Es wäre die Pflicht einer Presse, die auf gewissenhafte Behandlung der Außenpolitik Wert legt, künftige Entwicklungen vorzubereiten, Enttäuschungen, die sie mit pupillarischer Sicherheit kommen sieht, rechtzeitig vorauszusagen. Außenpolitik ohne Volk, das ist eine gute Formel, aber die Außenpolitik hat in Deutschland leider auch keine Presse, wie etwa in England, die ein beratendes und warnendes Amt ausüben könnte. Die von rechts wollen alles mit Gebrüll machen, darüber ist kein Wort zu verlieren; die von links dagegen beschränken sich darauf, die von der Wilhelm-Straße ausgegebenen Lesarten zu kolportieren. So ist es kein Wunder, daß eine öffentliche Meinung in außenpolitischen Dingen nicht entstehen kann und daß die Mehrzahl der sich immer wieder gefoppt fühlenden Zeitungleser schließlich die hohe und vornehme Kunst der Außenpolitik für eine Häufung grober Pferdehändlertricks hält, und das Hetzvokabular der Innenpolitik bricht durch alle Türen ein. So wird die Außenpolitik eines der finstersten deutschen Kapitel, und man muß Herrn von Dewall dankbar sein, daß er es freimütig aufgeschlagen hat. Wir brauchen eine außenpolitische Vernunftpartei, die sich in die Öffentlichkeit gestellt nun aber auch ihrer Vernunft nicht gleich schämt. Es gilt eine Riesenmauer von jener Dummheit abzutragen, der Adolf Hitler jetzt im frankenthaler Separatistenprozeß so mustergültig formuliert Ausdruck gegeben hat: »Ich habe mit Engländern, Amerikanern, Italienern politische Fühlung gehabt.

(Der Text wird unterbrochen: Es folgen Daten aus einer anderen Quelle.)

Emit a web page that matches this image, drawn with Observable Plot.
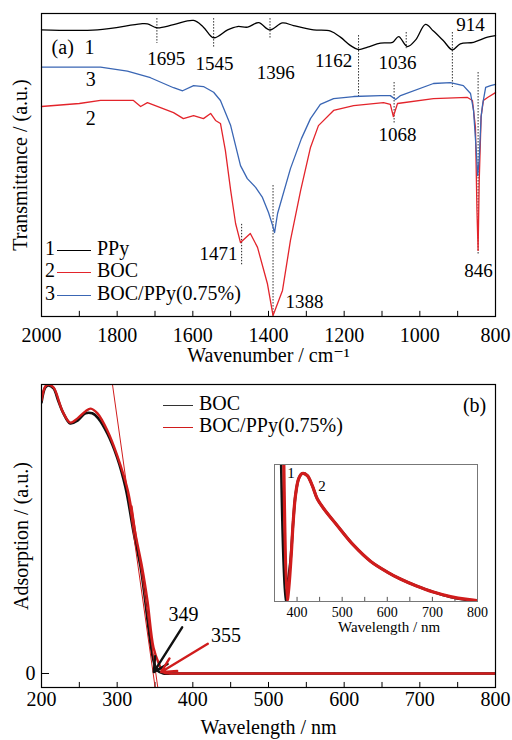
<!DOCTYPE html>
<html><head><meta charset="utf-8">
<script src="https://cdn.jsdelivr.net/npm/d3@7"></script>
<script src="https://cdn.jsdelivr.net/npm/@observablehq/plot@0.6"></script>
<style>
body{margin:0;background:#fff;}
#wrap{position:relative;width:512px;height:740px;font-family:"Liberation Serif","DejaVu Serif",serif;color:#000;}
#wrap svg, #wrap svg text{font-family:"Liberation Serif","DejaVu Serif",serif !important;}
.leg{position:absolute;font-size:20px;line-height:20px;white-space:nowrap;font-family:"Liberation Serif","DejaVu Serif",serif;}
.leg .ln{display:inline-block;height:0;vertical-align:middle;}
</style></head><body><div id="wrap"></div>
<script>
// ---------- Panel (a): FTIR spectra ----------
const ppyWn = [2000,1852,1738,1720,1696,1651,1598,1572,1545,1508,1482,1455,1426,1397,1363,1334,1281,1236,1210,1183,1162,1138,1104,1072,1056,1033,1011,985,964,937,914,893,858,821,800];
const ppyT  = [94.6,94.6,96.6,96.6,95.3,96.3,97.7,95.5,92.0,94.6,95.7,95.5,97.0,94.6,96.9,96.0,94.6,94.2,92.2,89.4,88.1,88.9,90.2,90.5,92.4,89.1,91.3,96.4,94.2,90.9,88.0,90.0,90.5,92.2,92.7];

const bocWn = [2000,1900,1844,1757,1738,1720,1651,1625,1598,1572,1553,1540,1527,1514,1500,1487,1474,1448,1429,1403,1388,1363,1342,1315,1289,1268,1228,1175,1096,1078,1070,1059,964,874,861,853,849,846,843,838,832,821,800];
const bocT  = [69.3,70.3,71.3,71.3,69.3,70.6,67.3,65.3,66.3,65.3,67.0,64.7,63.7,54.8,41.6,30.7,24.4,27.4,22.8,10.9,0.3,8.6,25.1,41.6,55.8,63.0,68.0,69.6,70.6,70.0,66.0,70.3,71.9,72.3,71.3,62.4,35.0,21.8,45.0,66.0,71.3,72.3,73.9];

const bpWn = [2000,1844,1773,1712,1651,1627,1598,1572,1545,1527,1514,1500,1487,1474,1456,1434,1416,1400,1389,1384,1376,1342,1313,1289,1263,1228,1175,1104,1078,1064,1051,964,919,885,866,858,851,847,843,838,834,826,813,800];
const bpT  = [82.3,82.3,81.0,78.8,75.5,74.5,76.2,75.9,74.0,71.3,67.3,63.0,56.4,49.8,45.5,42.6,39.3,34.3,30.0,27.7,34.0,48.8,58.7,65.3,70.0,71.9,72.6,72.9,72.9,71.6,72.9,76.9,77.2,76.2,73.6,68.0,55.0,46.5,52.0,66.0,70.0,75.6,76.2,76.6];

const wnLabels = [2000,1800,1600,1400,1200,1000,800];
const wnTicks = [1900,1800,1700,1600,1500,1400,1300,1200,1100,1000,900];

const peakWn   = [1695,1545,1396,1162,1036,914,1068,846,1471,1388];
const peakTop  = [98.3,98.3,98.3,92.7,93.7,93.7,77.2,80.5,30.4,43.2];
const peakBot  = [90.1,88.4,91.7,72.3,88.4,75.6,63.7,20.1,16.8,0];
const peakText = ["1695","1545","1396","1162","1036","914","1068","846","1471","1388"];
const peakLblWn = [1670,1543,1381,1228,1059,866,1059,845,1532,1305];
const peakLblT  = [85.1,83.2,80.5,84.2,83.7,96.4,59.9,15.2,20.6,4.8];

const curveLblText = ["(a)","1","3","2"];
const curveLblWn = [1944,1873,1870,1870];
const curveLblT  = [88.8,88.8,78.1,65.2];

// ---------- Panel (b): UV-vis ----------
const bocNm = [200,205,209,216,222,229,238,248,258,267,275,287,300,311,322,331,337,341,344,348,353,361,372,400,800];
const bocAbs = [0.968,1.021,1.029,1.018,0.975,0.929,0.893,0.904,0.929,0.929,0.911,0.857,0.771,0.664,0.5,0.379,0.261,0.17,0.107,0.046,0.011,0,0,0,0];
const bpNm = [200,205,209,216,228,238,248,258,265,274,287,300,314,324,333,340,348,355,361,370,385,420,800];
const bpAbs = [0.975,1.025,1.032,1.021,0.935,0.896,0.912,0.936,0.946,0.929,0.868,0.779,0.654,0.5,0.379,0.261,0.093,0.036,0.004,0,0,0,0];

const nmLabels = [200,300,400,500,600,700,800];
const nmTicks = [250,300,350,400,450,500,550,600,650,700,750];

const tanX1 = [350.2,353.7], tanY1 = [-0.05,-0.05], tanX2 = [293.8,319.6], tanY2 = [1.032,0.6];
const arrX1 = [385.9,419.8], arrY1 = [0.165,0.106], arrX2 = [348.4,358.2], arrY2 = [0.005,0.005];
const arrColor = ["#111","#d01c1c"];
const edgeText = ["349","355"], edgeNm = [387.7,443.8], edgeAbs = [0.209,0.134];

// ---------- Inset ----------
const insRedNm = [370.7,378.1,381.6,387,391.4,396.5,403.8,411.4,422.5,433.6,444.7,459.3,489,525.8,563.5,600,629.1,665,702,740.1,777.8,800];
const insRedV  = [1.0,0.007,0.095,0.336,0.579,0.774,0.898,0.934,0.920,0.847,0.75,0.677,0.555,0.409,0.292,0.215,0.164,0.113,0.069,0.036,0.015,0.007];
const insBlkNm = [364.8,374.5,380,385.5,391.4,396.5,403.8,411.4,422.5,433.6,444.7,459.3,489,525.8,563.5,600,629.1,665,702,740.1,777.8,800];
const insBlkV  = [1.0,0.005,0.15,0.3,0.579,0.774,0.898,0.934,0.920,0.847,0.75,0.677,0.555,0.409,0.292,0.215,0.164,0.113,0.069,0.033,0.011,0.003];
const insLabels = [400,500,600,700,800];
const insTicks = [400,450,500,550,600,650,700,750];
const insLblText = ["1","2"], insLblNm = [386.6,455.3], insLblV = [0.938,0.843];

// ---------- helpers ----------
const zip = (xs, ys) => xs.map((x, i) => ({x, y: ys[i]}));
const FONT = '"Liberation Serif","DejaVu Serif",serif';
const RED_A = "#e3242b", BLUE_A = "#3a66b4", RED_B = "#d01c1c";
const fmt = d => String(d);
const wrap = document.getElementById("wrap");
function place(el, left, top) {
  el.style.position = "absolute"; el.style.left = left + "px"; el.style.top = top + "px";
  el.style.fontFamily = FONT; el.style.background = "transparent";
  wrap.appendChild(el);
}

// ---------- Panel (a) plot ----------
const dots = peakWn.map((x, i) => ({x, y1: peakTop[i], y2: peakBot[i]}));
const peaks = peakText.map((t, i) => ({t, x: peakLblWn[i], y: peakLblT[i]}));
const clbl = curveLblText.map((t, i) => ({t, x: curveLblWn[i], y: curveLblT[i]}));

const plotA = Plot.plot({
  width: 512, height: 370,
  marginLeft: 41, marginRight: 17, marginTop: 13, marginBottom: 54,
  x: {domain: [2000, 800]},
  y: {domain: [0, 100], axis: null},
  style: {fontFamily: FONT, fontSize: "20px", background: "transparent", color: "black"},
  marks: [
    Plot.ruleX(wnTicks, {y1: 0, y2: 1.7, stroke: "black"}),
    Plot.axisX(wnLabels, {anchor: "bottom", tickSize: 0, tickPadding: 11, fontSize: 20, label: null, tickFormat: fmt}),
    Plot.text(["Wavenumber / cm⁻¹"], {text: d => d, frameAnchor: "bottom", lineAnchor: "middle", textAnchor: "middle", dy: 39, fontSize: 20}),
    Plot.text(["Transmittance / (a.u.)"], {text: d => d, frameAnchor: "left", rotate: -90, textAnchor: "middle", lineAnchor: "middle", dx: -21, fontSize: 20}),
    Plot.ruleX(dots, {x: "x", y1: "y1", y2: "y2", stroke: "#222", strokeWidth: 1, strokeDasharray: "1.4,1.6"}),
    Plot.line(zip(bocWn, bocT), {x: "x", y: "y", stroke: RED_A, strokeWidth: 1.3}),
    Plot.line(zip(bpWn, bpT), {x: "x", y: "y", stroke: BLUE_A, strokeWidth: 1.3}),
    Plot.line(zip(ppyWn, ppyT), {x: "x", y: "y", stroke: "black", strokeWidth: 1.3, curve: "catmull-rom"}),
    Plot.text(peaks, {x: "x", y: "y", text: "t", fontSize: 19, lineAnchor: "middle"}),
    Plot.text(clbl, {x: "x", y: "y", text: "t", fontSize: 20, lineAnchor: "middle"}),
    Plot.frame({stroke: "black", strokeWidth: 1.2})
  ]
});
place(plotA, 0, 0);

// ---------- Panel (b) plot ----------
const tangents = tanX1.map((x1, i) => ({x1, y1: tanY1[i], x2: tanX2[i], y2: tanY2[i]}));
const arrows = arrX1.map((x1, i) => ({x1, y1: arrY1[i], x2: arrX2[i], y2: arrY2[i], c: arrColor[i]}));
const edges = edgeText.map((t, i) => ({t, x: edgeNm[i], y: edgeAbs[i]}));

const plotB = Plot.plot({
  width: 512, height: 370,
  marginLeft: 41, marginRight: 17, marginTop: 14, marginBottom: 53,
  x: {domain: [200, 800]},
  y: {domain: [-0.05, 1.032]},
  style: {fontFamily: FONT, fontSize: "20px", background: "transparent", color: "black"},
  marks: [
    Plot.ruleX(nmTicks, {y1: -0.05, y2: -0.032, stroke: "black"}),
    Plot.ruleY([0], {x1: 200, x2: 210.6, stroke: "black"}),
    Plot.axisX(nmLabels, {anchor: "bottom", tickSize: 0, tickPadding: 4, fontSize: 20, label: null, tickFormat: fmt}),
    Plot.axisY([0], {anchor: "left", tickSize: 0, tickPadding: 6, fontSize: 20, label: null, tickFormat: fmt}),
    Plot.text(["Wavelength / nm"], {text: d => d, frameAnchor: "bottom", lineAnchor: "middle", textAnchor: "middle", dy: 39.6, fontSize: 20}),
    Plot.text(["Adsorption / (a.u.)"], {text: d => d, frameAnchor: "left", rotate: -90, textAnchor: "middle", lineAnchor: "middle", dx: -20, fontSize: 20}),
    Plot.line(zip(bocNm, bocAbs), {x: "x", y: "y", stroke: "#111", strokeWidth: 2.6, curve: "catmull-rom", clip: true}),
    Plot.line(zip(bpNm, bpAbs), {x: "x", y: "y", stroke: RED_B, strokeWidth: 2.4, curve: "catmull-rom", clip: true}),
    Plot.link(tangents, {x1: "x1", y1: "y1", x2: "x2", y2: "y2", stroke: RED_B, strokeWidth: 1, clip: true}),
    Plot.arrow(arrows, {x1: "x1", y1: "y1", x2: "x2", y2: "y2", stroke: "c", strokeWidth: 2.4, headLength: 10, headAngle: 55}),
    Plot.text(edges, {x: "x", y: "y", text: "t", fontSize: 20, lineAnchor: "middle"}),
    Plot.text(["(b)"], {text: d => d, x: 772.3, y: 0.957, fontSize: 20, lineAnchor: "middle"}),
    Plot.frame({stroke: "black", strokeWidth: 1.2})
  ]
});
place(plotB, 0, 370);

// ---------- Inset ----------
const insLbls = insLblText.map((t, i) => ({t, x: insLblNm[i], y: insLblV[i]}));
const plotI = Plot.plot({
  width: 250, height: 190,
  marginLeft: 20, marginRight: 27, marginTop: 10, marginBottom: 43,
  x: {domain: [350, 800]},
  y: {domain: [0, 1], axis: null},
  style: {fontFamily: FONT, fontSize: "14px", background: "transparent", color: "black"},
  marks: [
    Plot.ruleX(insTicks, {y1: 0, y2: 0.03, stroke: "#555"}),
    Plot.axisX(insLabels, {anchor: "bottom", tickSize: 0, tickPadding: 6, fontSize: 14, label: null, tickFormat: fmt}),
    Plot.text(["Wavelength / nm"], {text: d => d, frameAnchor: "bottom", lineAnchor: "middle", textAnchor: "middle", dx: 13, dy: 26, fontSize: 15}),
    Plot.line(zip(insBlkNm, insBlkV), {x: "x", y: "y", stroke: "#111", strokeWidth: 2.6, curve: "catmull-rom", clip: true}),
    Plot.line(zip(insRedNm, insRedV), {x: "x", y: "y", stroke: RED_B, strokeWidth: 3.2, curve: "catmull-rom", clip: true}),
    Plot.text(insLbls, {x: "x", y: "y", text: "t", fontSize: 15, lineAnchor: "middle"}),
    Plot.frame({stroke: "#777", strokeWidth: 1})
  ]
});
place(plotI, 254, 454);

// ---------- Legends (HTML) ----------
function legRow(left, top, num, color, lineW, label, gapL) {
  const d = document.createElement("div");
  d.className = "leg";
  d.style.left = left + "px"; d.style.top = top + "px";
  d.innerHTML = (num ? `<span>${num}</span>` : "") +
    `<span class="ln" style="width:${lineW}px;border-top:1.6px solid ${color};margin:0 6px 0 ${gapL}px"></span><span>${label}</span>`;
  wrap.appendChild(d);
}
legRow(45, 238, "1", "black", 34, "PPy", 2);
legRow(45, 260, "2", RED_A, 34, "BOC", 2);
legRow(45, 283, "3", BLUE_A, 34, "BOC/PPy(0.75%)", 2);
legRow(163, 393, "", "#333", 30, "BOC", 0);
legRow(163, 415, "", RED_B, 30, "BOC/PPy(0.75%)", 0);
</script>
</body></html>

Der Verkehr mit Frankreich ist nach meiner Auffassung für den Deutschen vollkommen unmöglich.« Niemals hat der große Tribun so sehr aus der Seele seines Volkes gesprochen, niemals aber auch ist gewollte Blindheit mit so viel Selbstverständlichkeit als politisches Axiom verkündet worden.